I'm pretty new to CUDA and flying a bit by the seat of my pants here...

I'm trying to debug my CUDA program on a remote machine I don't have admin rights on. I compile my program with nvcc -g -G and then try to debug it with cuda-gdb. However, as soon as gdb hits a call to a kernel (doesn't even have to enter it, and it doesn't happen in host code), I get:

(cuda-gdb) run
Starting program: /path/to/my/binary/cuda_clustered_tree 
[Thread debugging using libthread_db enabled]

[1]+  Stopped                 cuda-gdb cuda_clustered_tree

cuda-gdb then dumps me back to my terminal. If I try to run cuda-gdb again, I get

An instance of cuda-gdb (pid 4065) is already using device 0. If you believe
you are seeing this message in error, try deleting /tmp/cuda-dbg/cuda-gdb.lock.

The only way to recover is to kill -9 cuda-gdb and cuda_clustered_ (I assume the latter is part of my binary).

This machine has two GPUs, is running CUDA 4.1 (I believe -- there were a lot installed, but that's the one I set the PATH and LD_LIBRARY_PATH to) and compile + runs deviceQuery and bandwidthTest fine.

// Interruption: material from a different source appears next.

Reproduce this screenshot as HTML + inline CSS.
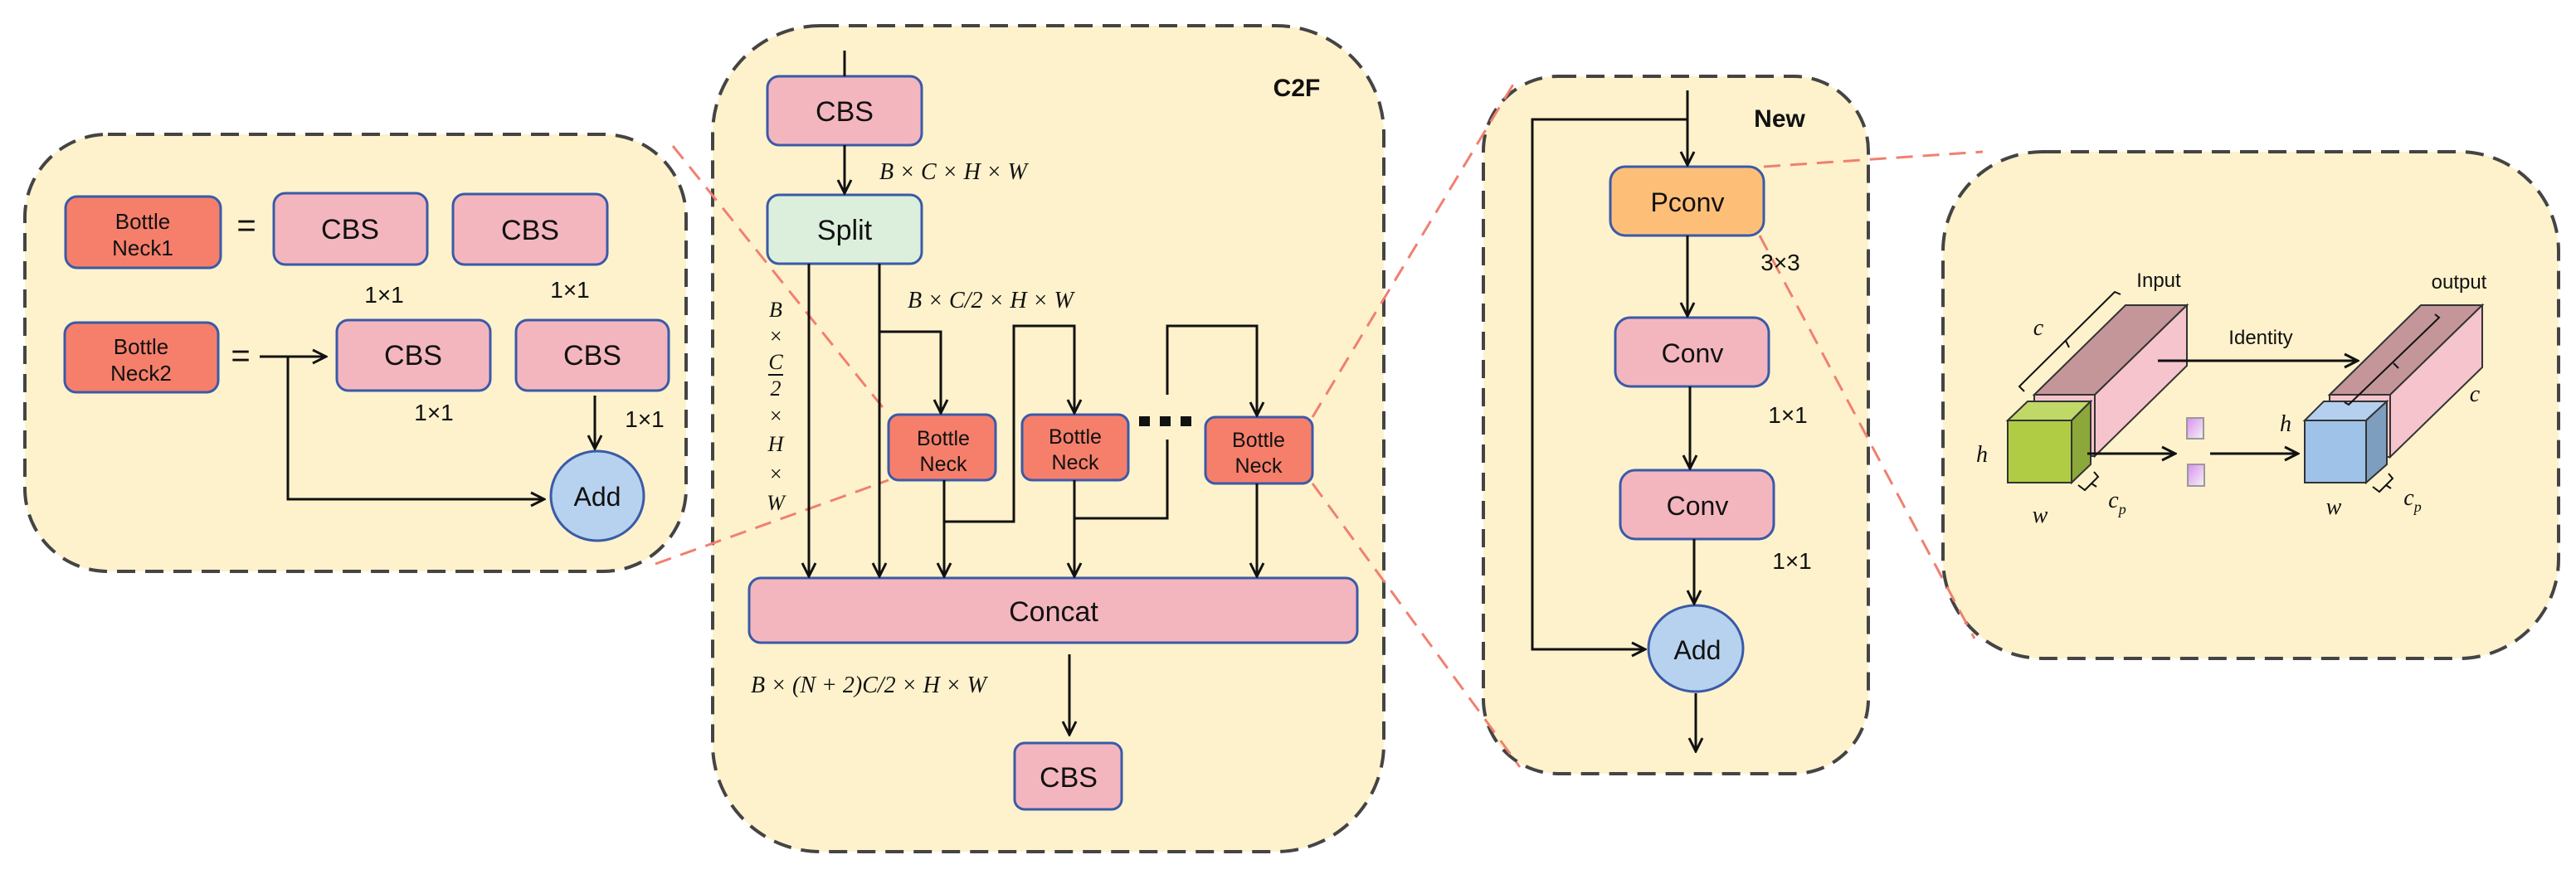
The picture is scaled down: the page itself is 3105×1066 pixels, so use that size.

I can provide more info if need be. I've searched everywhere I could find online and found no help with this.

valiano
  • 16,433
  • 7
  • 64
  • 79
int3h
  • 462
  • 4
  • 15
  • Try issuing `fg` command in terminal after getting `[1]+ Stopped` message: it looks like the debugger process has been suspended for some reason (to suspend process yourself, press `Ctrl-Z`), and `fg` would resume it and bring to ForeGround – aland May 06 '12 at 18:53
  • No go. It just echoes the lines `uda-gdb cuda_clustered_tree [New Thread 0x7ffff1c09700 (LWP 6001)]` and `[Context Create of context 0x692010 on Device 0]`. It seems otherwise dead -- I can type text, but nothing at all happens when I hit enter. Ctrl+C and Ctrl+D don't do anything either. Only Ctrl+Z does anything -- send it to the background, and leave it a zombie process like before. – int3h May 06 '12 at 20:06
  • Try debugging some SDK programs. If for them `cuda-gdb` works fine, then there is just random bug you should file to nVidia developers. In my experience, it's not a rare event when `cuda-gdb` crashes with SEGFAULT and such... – aland May 07 '12 at 18:31
  • Hmm, no, it seems to crash with the demo apps as well. Not sure what that indicates. – int3h May 08 '12 at 04:27

1 Answers1

0

Figured it out! Turns out, cuda-gdb hates csh.

If you are running csh, it will cause cuda-gdb to exhibit the above anomalous behavior. Even running bash from within csh, then running cuda-gdb, I still saw the behavior. You need to start your shell as bash, and only bash.

On the machine, the default shell was csh, but I use bash. I wasn't allowed to change it directly, so I added 'exec /bin/bash --login' to my .login script.

So even though I was running bash, because it was started by csh, cuda-gdb would exhibit the above anomalous behavior. Getting rid of 'exec' command, so I was running csh directly with nothing on top, still showed the behavior.

In the end, I had to get IT to change my shell to bash directly (after much patient troubleshooting by them.) Now it works as intended.

int3h
  • 462
  • 4
  • 15